Du centre-ville à Dora, en passant par les quartiers de Gemmayzé, d’Achrafieh, de Mar Mikhaël et de Bourj Hammoud, nombre de ceux qui avaient encore un emploi n’ont à présent plus de lieu où travailler. Ceux qui se demandaient comment payer le loyer ce mois-ci cherchent maintenant désespérément un foyer. La détonation a frappé des quartiers de Beyrouth où se trouvait la majeure partie de sa mémoire architecturale. Plusieurs bâtiments hérités du XIXe siècle avaient jusqu’alors résisté à la guerre civile puis à la spéculation immobilière. C’est finalement le nitrate d’ammonium stocké dans un entrepôt du port qui les a achevés.

« Une force incroyable »

Aline Kamakian se trouvait à la terrasse de son bureau situé dans le bâtiment adjacent au restaurant au moment de l’explosion. « Je me suis accroupie et j’ai reçu de l’air très chaud. J’ai senti que quelque chose était arrivé et que c’était très grave », raconte-t-elle. « Quand j’ai rouvert les yeux, je ne savais plus si j’étais à la même place ou pas, et je n’entendais plus de l’oreille droite. Je ne sais pas comment j’ai ensuite retrouvé Julien, mon contrôleur financier, ainsi que mon directeur des opérations et mon comptable. Julien baignait dans son sang. Une veine sortait de son bras, un œil de sa tête. J’ai repoussé l’œil dans sa cavité pour qu’il ne tombe pas. »

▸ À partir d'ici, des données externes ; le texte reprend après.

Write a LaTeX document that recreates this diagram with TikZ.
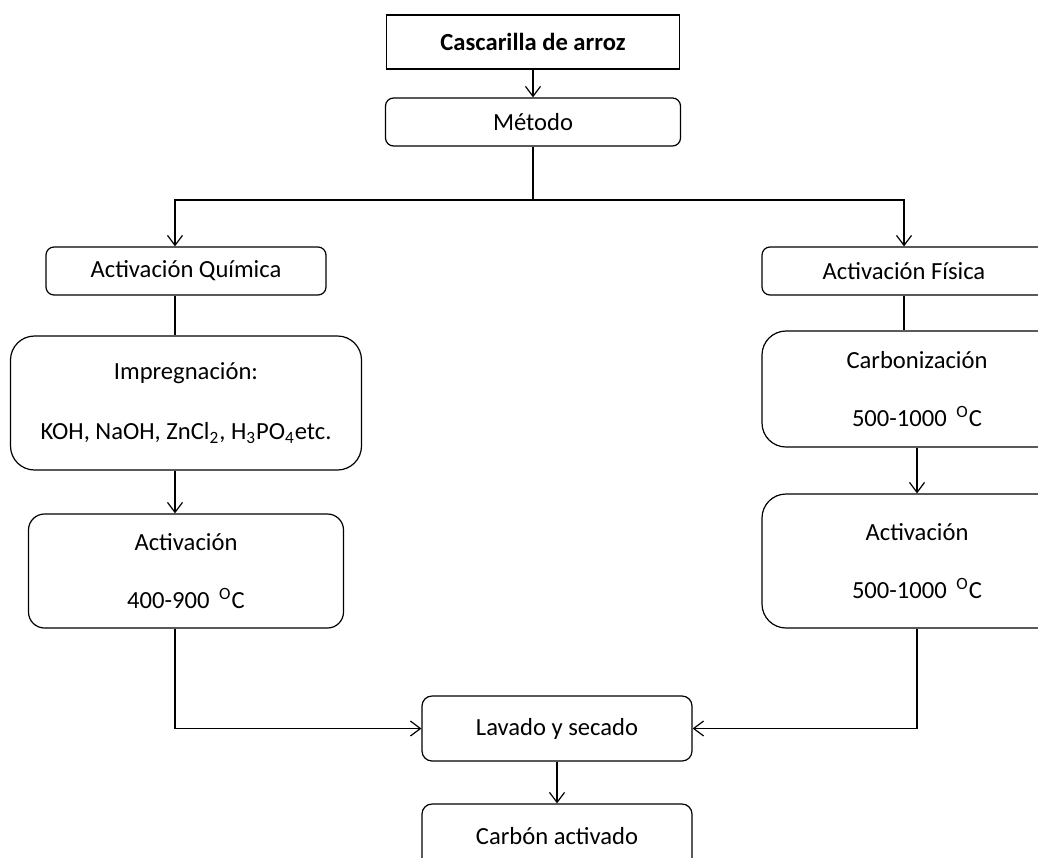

Dans le tumulte général, ceux qui ne sont qu’à moitié blessés essayent de secourir ceux qui n’en peuvent plus. Ramy Nehmé, assistant d’Aline au restaurant, ressent une forte douleur à la main et à la jambe, mais puisqu’il lui reste les deux autres, il se précipite pour l’aider à évacuer Julien du bureau jusqu’au rez-de-chaussée. « Le pire, c’était les escaliers. Le faux plafond s’était effondré et on ne savait plus où étaient les marches, s’il y avait une main, une jambe ou une tête qui gisait là, où poser nos pieds. Et Julien saignait et criait. C’était horrible », témoigne-t-il.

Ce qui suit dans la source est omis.